Thankfully, there are several options to bring you up to speed with the IP relatively quickly, including an audiobook adaptation and a BBC series that is still readily available, since it only aired in 2015. With that aside out of the way, you can consider yourself fair warned – you’ll either need to be up to speed, or get up to speed. Assuming that you now understand Clarke’s world, we’ll continue, because Jonathan Strange and Mr Norrell is actually a fairly straightforward game, albeit draped in the artistic wonder of Ian O’Toole, and filled with the whimsy of the original material
In many ways, the game is a kind of race. Each round of turns, The Gentlemen with the Thistledown Hair will proceed along a track a set number of spaces. At certain points on that track, the players will compare their magicianship (or magical power if you will) to his, and if they are behind, then the game ends and realistically, every loses. As it happens, the manual says that the magician with the most power wins, but I don’t buy that, so in my house, everyone loses! Defeating The Fairy (see what I did there) is hard work, and you’ll likely lose as often as you win.
To increase their magical power, the players will each work to achieving what the game calls Feats of Magic, which are essentially spells cast as the result of gathering magical elements and then spending them. These elements, in turn, are collected by spending cards that represent social engagements – ie the gathering of knowledge or power by hobnobbing with the rich and famous of the era. Some cards also provide prestige or allow more cards to be drawn (in various combinations) and must usually be played at the location shown on them. This gives a kind of multi-tiered approach to spell casting, because there’s luck of the draw, positioning yourself accordingly and then gathering the right symbols by playing your cards right.
The players ability to gain these resources is linked to the same card, drawn at the beginning of each turn, that sets out how much power The Gentlemen with the Thistledown Hair (look, I’ve switched back again) gains. Only the elements shown on this card (a large tarot known as a Card of Marseille) can be gained during the normal course of the turn, and these cards also dictate how many cards the players will draw up next round. This can add dramatically to the difficulty and frustration of a game of Jonathan Strange and Mr Norrell, because receiving several poor draws in a row can happen.
Play is driven by each players unique character board, each of which has a silver basin on it surrounded by actions. On each turn, the players place an action disk to cover one of the actions, eventually being forced at some point to spend a turn “clearing the waters” and resetting their action disks. It is possible to use one action to draw elements that differ from those shown on the Card of Marseille, but because this is a limited action, it’s a slow method to rely on. Other actions include the likes of moving extra spaces, taking a spellbook and so on.

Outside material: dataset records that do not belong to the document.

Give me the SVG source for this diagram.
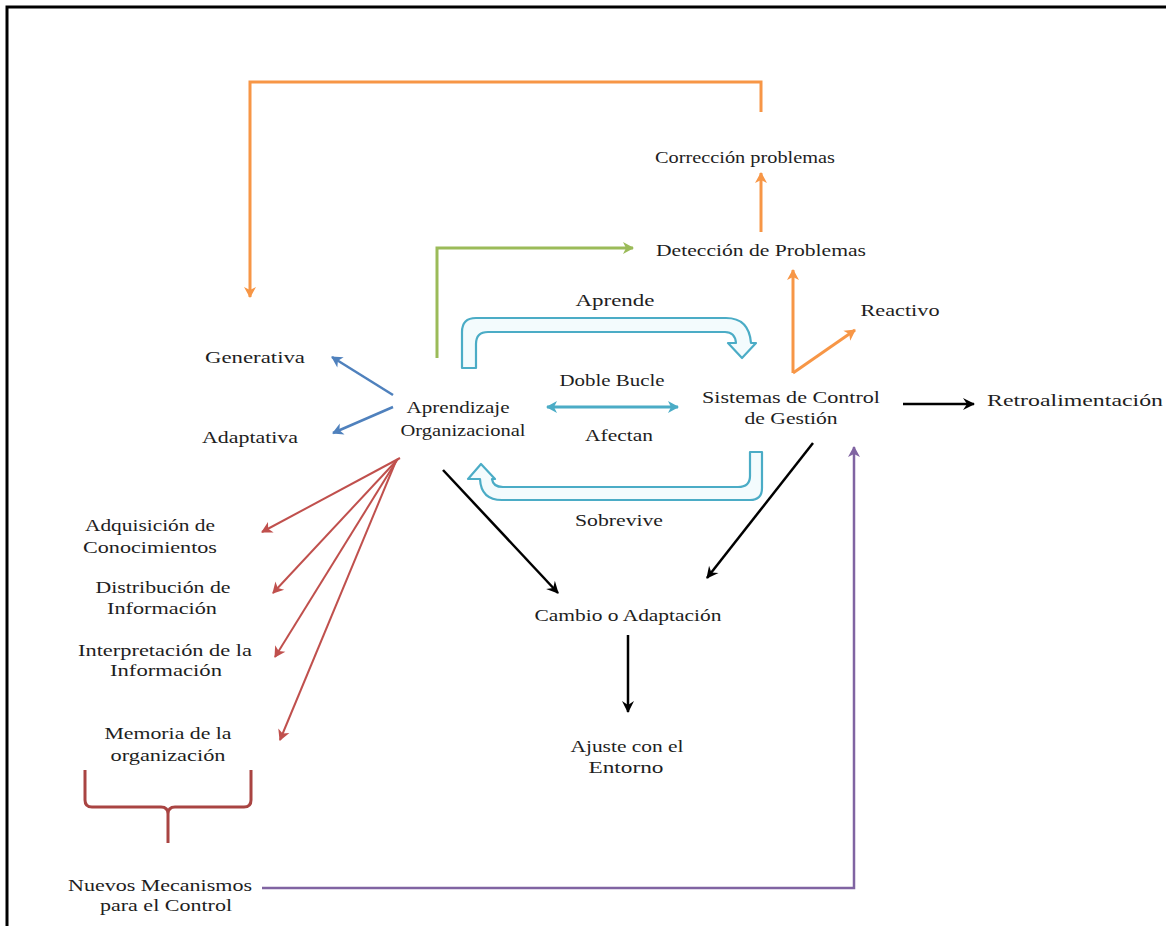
<svg xmlns="http://www.w3.org/2000/svg" width="1166" height="926" viewBox="0 0 1166 926">
<style>
text{font-family:"Liberation Serif","Times New Roman",serif;font-size:17px;fill:#1e1e1e;text-anchor:middle}
.ln{fill:none;stroke-linecap:butt;stroke-linejoin:miter}
.or{stroke:#f79646;stroke-width:3}
.gr{stroke:#9bbb59;stroke-width:3}
.bl{stroke:#4f81bd;stroke-width:2.5}
.rd{stroke:#c0504d;stroke-width:2}
.bk{stroke:#000;stroke-width:2.5}
.pu{stroke:#8064a2;stroke-width:2.5}
.cy{stroke:#4bacc6;stroke-width:3}
.blk{fill:#f3fbfd;stroke:#4bacc6;stroke-width:2.2;stroke-linejoin:round}
</style>
<defs>
<marker id="mOr" markerUnits="userSpaceOnUse" markerWidth="16" markerHeight="16" refX="12" refY="8" orient="auto"><path d="M2,2 L13,8 L2,14 L5,8 Z" fill="#f79646"/></marker>
<marker id="mGr" markerUnits="userSpaceOnUse" markerWidth="16" markerHeight="16" refX="12" refY="8" orient="auto"><path d="M2,2 L13,8 L2,14 L5,8 Z" fill="#9bbb59"/></marker>
<marker id="mBl" markerUnits="userSpaceOnUse" markerWidth="16" markerHeight="16" refX="12" refY="8" orient="auto"><path d="M2,2 L13,8 L2,14 L5,8 Z" fill="#4f81bd"/></marker>
<marker id="mRd" markerUnits="userSpaceOnUse" markerWidth="16" markerHeight="16" refX="12" refY="8" orient="auto"><path d="M2,2 L13,8 L2,14 L5,8 Z" fill="#c0504d"/></marker>
<marker id="mBk" markerUnits="userSpaceOnUse" markerWidth="16" markerHeight="16" refX="12" refY="8" orient="auto"><path d="M1,2 L13,8 L1,14 L5,8 Z" fill="#000"/></marker>
<marker id="mPu" markerUnits="userSpaceOnUse" markerWidth="16" markerHeight="16" refX="12" refY="8" orient="auto"><path d="M2,2 L13,8 L2,14 L5,8 Z" fill="#8064a2"/></marker>
<marker id="mCyE" markerUnits="userSpaceOnUse" markerWidth="16" markerHeight="16" refX="12" refY="8" orient="auto"><path d="M2,2 L13,8 L2,14 L5,8 Z" fill="#4bacc6"/></marker>
<marker id="mCyS" markerUnits="userSpaceOnUse" markerWidth="16" markerHeight="16" refX="4" refY="8" orient="auto"><path d="M14,2 L3,8 L14,14 L11,8 Z" fill="#4bacc6"/></marker>
</defs>
<rect width="1166" height="926" fill="#fff"/>
<path d="M7,926 L7,7 L1166,7" fill="none" stroke="#000" stroke-width="3"/>

<g id="connectors">
<path class="ln or" d="M761,112 L761,82 L250,82 L250,297" marker-end="url(#mOr)"/>
<path class="ln or" d="M761,232 L761,173" marker-end="url(#mOr)"/>
<path class="ln or" d="M793,373 L793,270" marker-end="url(#mOr)"/>
<path class="ln or" d="M793,373 L855,330" marker-end="url(#mOr)"/>
<path class="ln gr" d="M437,358 L437,248 L633,248" marker-end="url(#mGr)"/>
<path class="blk" d="M462,368 L462,332 Q462,318 476,318 L726,318 Q749,318 751,343 L756,343 L742,358 L728,343 L736,343 Q735,332 725,332 L488,332 Q476,332 476,344 L476,368 Z"/>
<path class="blk" d="M762,452 L762,488 Q762,500 750,500 L502,500 Q481,500 480,479 L468,479 L481,464 L495,479 L492,479 Q493,487 503,487 L738,487 Q750,487 750,476 L750,452 Z"/>
<path class="ln cy" d="M547,407 L678,407" marker-start="url(#mCyS)" marker-end="url(#mCyE)"/>
<path class="ln bl" d="M393,395 L332,357" marker-end="url(#mBl)"/>
<path class="ln bl" d="M393,407 L333,433" marker-end="url(#mBl)"/>
<path class="ln rd" d="M400,458 L262,532" marker-end="url(#mRd)"/>
<path class="ln rd" d="M398,459 L273,593" marker-end="url(#mRd)"/>
<path class="ln rd" d="M397,460 L275,657" marker-end="url(#mRd)"/>
<path class="ln rd" d="M396,461 L280,740" marker-end="url(#mRd)"/>
<path class="ln bk" d="M443,470 L558,593" marker-end="url(#mBk)"/>
<path class="ln bk" d="M813,443 L707,578" marker-end="url(#mBk)"/>
<path class="ln bk" d="M628,635 L628,712" marker-end="url(#mBk)"/>
<path class="ln bk" d="M903,404 L974,404" marker-end="url(#mBk)"/>
<path class="ln pu" d="M262,888 L854,888 L854,447" marker-end="url(#mPu)"/>
<path d="M85,770 L85,800 Q85,807 92,807 L161,807 Q168,807 168,814 L168,843 M168,814 Q168,807 175,807 L244,807 Q251,807 251,800 L251,770" fill="none" stroke="#a94442" stroke-width="3"/>
</g>

<g id="correccion"><text x="745" y="163" textLength="180" lengthAdjust="spacingAndGlyphs">Corrección problemas</text></g>
<g id="deteccion"><text x="761" y="256" textLength="210" lengthAdjust="spacingAndGlyphs">Detección de Problemas</text></g>
<g id="aprende"><text x="615" y="306" textLength="79" lengthAdjust="spacingAndGlyphs">Aprende</text></g>
<g id="reactivo"><text x="900" y="316" textLength="79" lengthAdjust="spacingAndGlyphs">Reactivo</text></g>
<g id="generativa"><text x="255" y="363" textLength="100" lengthAdjust="spacingAndGlyphs">Generativa</text></g>
<g id="adaptativa"><text x="250" y="443" textLength="96" lengthAdjust="spacingAndGlyphs">Adaptativa</text></g>
<g id="aprendizaje"><text x="458" y="413" textLength="103" lengthAdjust="spacingAndGlyphs">Aprendizaje</text><text x="463" y="436" textLength="125" lengthAdjust="spacingAndGlyphs">Organizacional</text></g>
<g id="doble-bucle"><text x="612" y="386" textLength="105" lengthAdjust="spacingAndGlyphs">Doble Bucle</text></g>
<g id="afectan"><text x="619" y="441" textLength="68" lengthAdjust="spacingAndGlyphs">Afectan</text></g>
<g id="sistemas"><text x="791" y="403" textLength="178" lengthAdjust="spacingAndGlyphs">Sistemas de Control</text><text x="791" y="424" textLength="93" lengthAdjust="spacingAndGlyphs">de Gestión</text></g>
<g id="retroalimentacion"><text x="987" y="406" style="text-anchor:start" textLength="176" lengthAdjust="spacingAndGlyphs">Retroalimentación</text></g>
<g id="sobrevive"><text x="619" y="526" textLength="88" lengthAdjust="spacingAndGlyphs">Sobrevive</text></g>
<g id="cambio"><text x="628" y="621" textLength="187" lengthAdjust="spacingAndGlyphs">Cambio o Adaptación</text></g>
<g id="ajuste"><text x="627" y="752" textLength="113" lengthAdjust="spacingAndGlyphs">Ajuste con el</text><text x="626" y="773" textLength="75" lengthAdjust="spacingAndGlyphs">Entorno</text></g>
<g id="adquisicion"><text x="150" y="531" textLength="130" lengthAdjust="spacingAndGlyphs">Adquisición de</text><text x="150" y="553" textLength="134" lengthAdjust="spacingAndGlyphs">Conocimientos</text></g>
<g id="distribucion"><text x="163" y="593" textLength="135" lengthAdjust="spacingAndGlyphs">Distribución de</text><text x="162" y="614" textLength="110" lengthAdjust="spacingAndGlyphs">Información</text></g>
<g id="interpretacion"><text x="165" y="656" textLength="174" lengthAdjust="spacingAndGlyphs">Interpretación de la</text><text x="166" y="676" textLength="112" lengthAdjust="spacingAndGlyphs">Información</text></g>
<g id="memoria"><text x="168" y="739" textLength="127" lengthAdjust="spacingAndGlyphs">Memoria de la</text><text x="168" y="761" textLength="115" lengthAdjust="spacingAndGlyphs">organización</text></g>
<g id="nuevos"><text x="160" y="891" textLength="184" lengthAdjust="spacingAndGlyphs">Nuevos Mecanismos</text><text x="166" y="911" textLength="132" lengthAdjust="spacingAndGlyphs">para el Control</text></g>
</svg>
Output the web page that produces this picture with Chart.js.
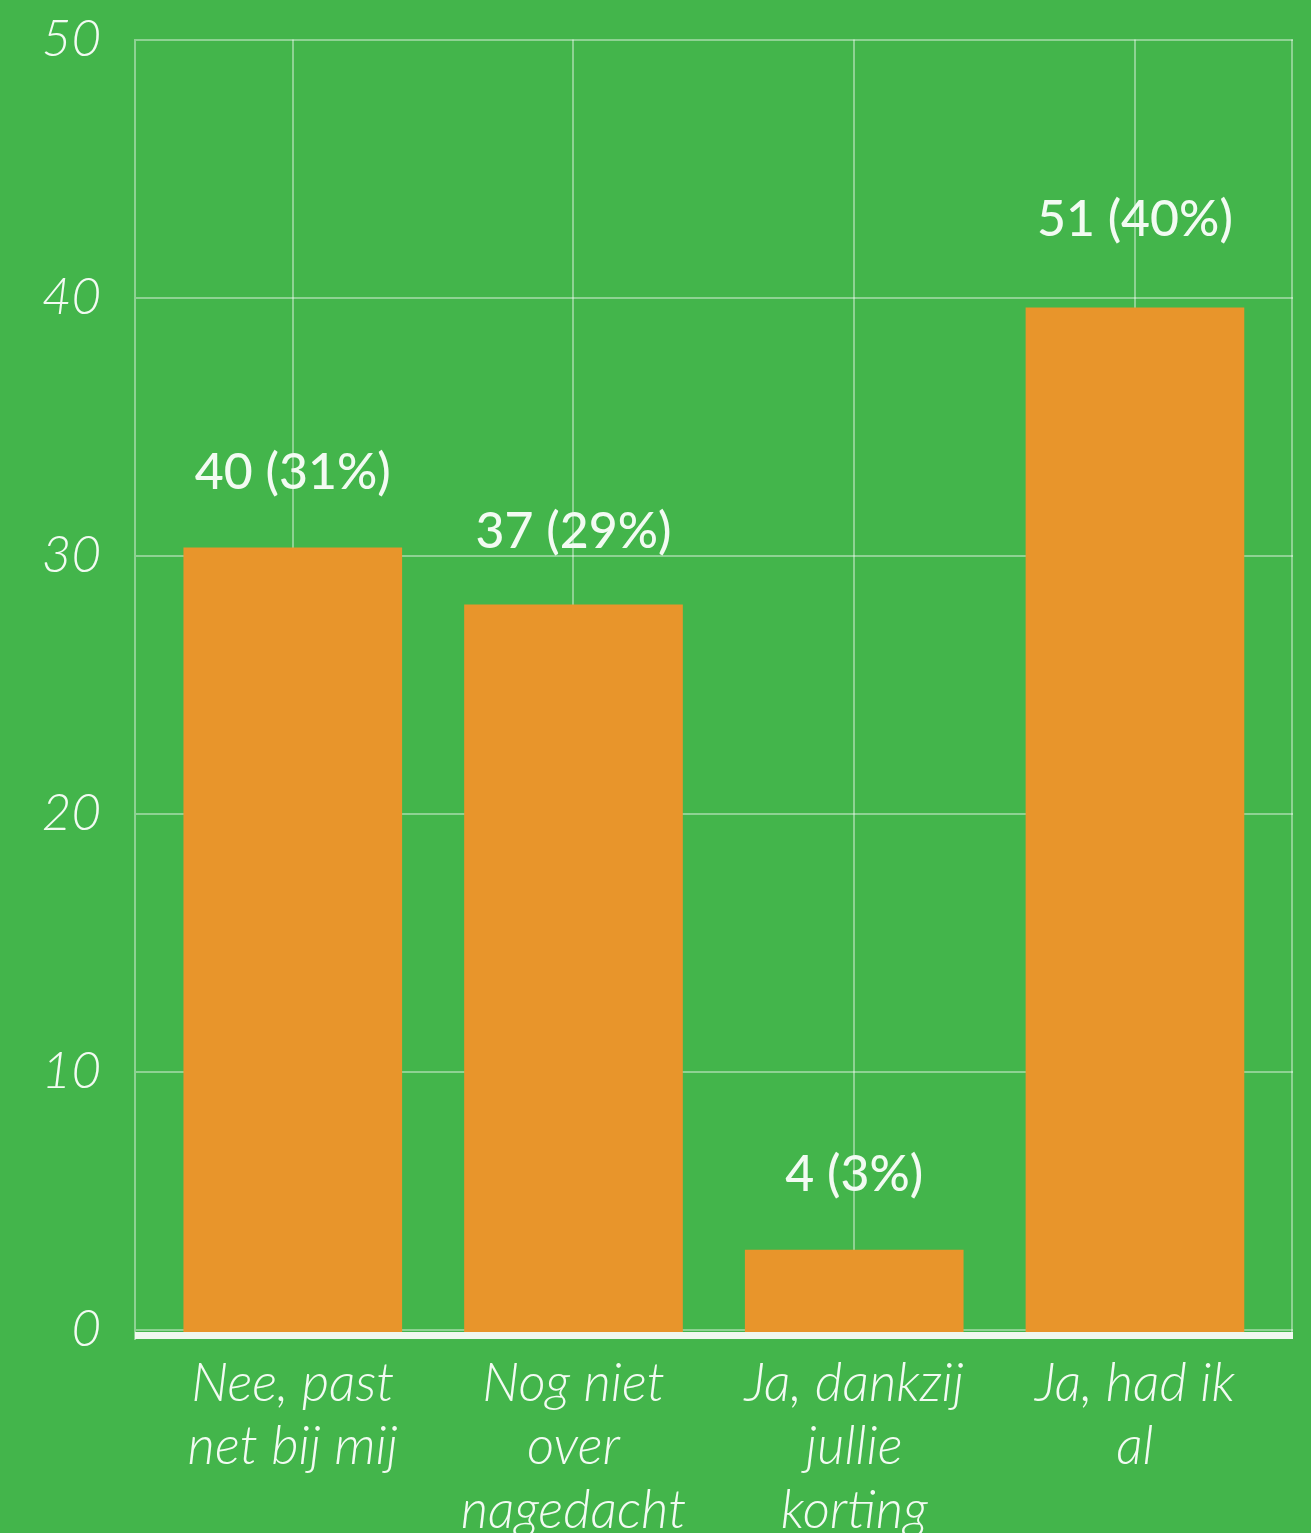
<!DOCTYPE html>
<html>
<head>
<meta charset="utf-8">
<script src="https://cdn.jsdelivr.net/npm/chart.js@4.4.1/dist/chart.umd.min.js"></script>
<style>
  html, body { margin: 0; padding: 0; background: #43b54b; }
  #wrap { width: 1311px; height: 1533px; }
</style>
</head>
<body>
<div id="wrap"><canvas id="c" width="1311" height="1533"></canvas></div>
<script>
const categories = [
  ["Nee, past", "net bij mij"],
  ["Nog niet", "over", "nagedacht"],
  ["Ja, dankzij", "jullie", "korting"],
  ["Ja, had ik", "al"]
];
const values = [30.3, 28.1, 3.1, 39.6];
const valueLabels = ["40 (31%)", "37 (29%)", "4 (3%)", "51 (40%)"];
const yTickValues = [0, 10, 20, 30, 40, 50];

const GREEN = '#43b54b';
const ORANGE = '#e8952b';
const GRID = 'rgba(255,255,255,0.4)';
const TEXT = '#f2fbf2';

const framePlugin = {
  id: 'frame',
  beforeDatasetsDraw(chart) {
    const { ctx, chartArea } = chart;
    ctx.save();
    ctx.strokeStyle = GRID;
    ctx.lineWidth = 2;
    ctx.beginPath();
    ctx.moveTo(chartArea.right - 1, chartArea.top);
    ctx.lineTo(chartArea.right - 1, chartArea.bottom);
    ctx.stroke();
    ctx.restore();
  },
  afterDatasetsDraw(chart) {
    const { ctx, chartArea } = chart;
    ctx.save();
    ctx.fillStyle = '#f0f8f0';
    ctx.fillRect(chartArea.left, chartArea.bottom - 7, chartArea.right - chartArea.left, 7);
    const meta = chart.getDatasetMeta(0);
    const offsets = [59, 57, 59, 72];
    ctx.fillStyle = TEXT;
    ctx.font = '500 50px Lato';
    ctx.textAlign = 'center';
    ctx.textBaseline = 'alphabetic';
    meta.data.forEach((bar, i) => {
      ctx.fillText(valueLabels[i], bar.x, bar.y - offsets[i]);
    });
    ctx.restore();
  }
};

new Chart(document.getElementById('c'), {
  type: 'bar',
  data: {
    datasets: [{
      data: values.map((v, i) => ({ x: i, y: v })),
      backgroundColor: ORANGE,
      borderWidth: 0,
      barThickness: 218,
      base: -0.35
    }]
  },
  options: {
    responsive: false,
    animation: false,
    events: [],
    layout: { padding: { top: 39.5, right: 18, left: 0, bottom: 0 } },
    plugins: { legend: { display: false }, tooltip: { enabled: false } },
    scales: {
      x: {
        type: 'linear',
        offset: false,
        min: -0.562,
        max: 3.563,
        afterFit(scale) { scale.height = 194; },
        afterBuildTicks(scale) { scale.ticks = categories.map((c, i) => ({ value: i })); },
        ticks: {
          includeBounds: false,
          autoSkip: false,
          maxRotation: 0,
          padding: 13,
          color: TEXT,
          font: { family: 'Lato', size: 53, style: 'italic', weight: 300, lineHeight: 1.2 },
          callback: (v) => categories[v]
        },
        grid: { color: GRID, lineWidth: 2, drawTicks: false, offset: false },
        border: { display: false }
      },
      y: {
        min: -0.35,
        max: 50,
        afterFit(scale) { scale.width = 135; scale.paddingTop = 0; scale.paddingBottom = 0; },
        afterBuildTicks(scale) { scale.ticks = yTickValues.map(v => ({ value: v })); },
        ticks: {
          includeBounds: false,
          padding: 34,
          color: TEXT,
          font: { family: 'Lato', size: 51, style: 'italic', weight: 300 }
        },
        grid: { color: GRID, lineWidth: 2, drawTicks: false },
        border: { display: true, color: GRID, width: 2 }
      }
    }
  },
  plugins: [framePlugin]
});
</script>
</body>
</html>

What this results in is a game that can frustrate, but which otherwise allows a fairly logical flow from one turn to the next. You will occasionally have turns where you just feel as though you can’t do anything, but on others, you’ll have a clear plan to go here, get that, collect that book and then cast this feat and then that one. I can imagine fans of the series (and I wish I was one, but I’d never heard of Jonathan Strange before playing this game) getting quite excited about visiting locations from the series, contacting familiar faces and ultimately winning a tense race against The Fairy.
The problem with Jonathan Strange and Mr Norrell is probably that for players like me, who have no link to the series, it’s hard to see past the fact that The Fairy is just a random checkpoint marker that dictates the pace at which I need to expand my own skills. That actual expansion of skills being more like a relatively simple, interlocking puzzle that sometimes feels as if it can’t be completed. If you’re a gamer that likes to plan turns through, you will occasionally be dismayed to work out, quite a bit in advance, that something you know how to do simply can’t be done because of several separate random outcomes.
So, Jonathan Strange and Mr Norrell is a very attractive, very well made game that I think uses its subject matter well, but which perhaps fails to spark the imagination in the way that other games about magic (Trickerion, for example) do. It’s more like a puzzle about resource management and trading multiple small things for one bigger thing – and that mechanism could apply to almost any theme. With that said, there’s probably enough of a game here for serious gamers who also enjoy the original subject matter, and at least this game isn’t a completely contrived consumer level game looking to cash in on the IP. Overall, I’d say it’s one for the fans.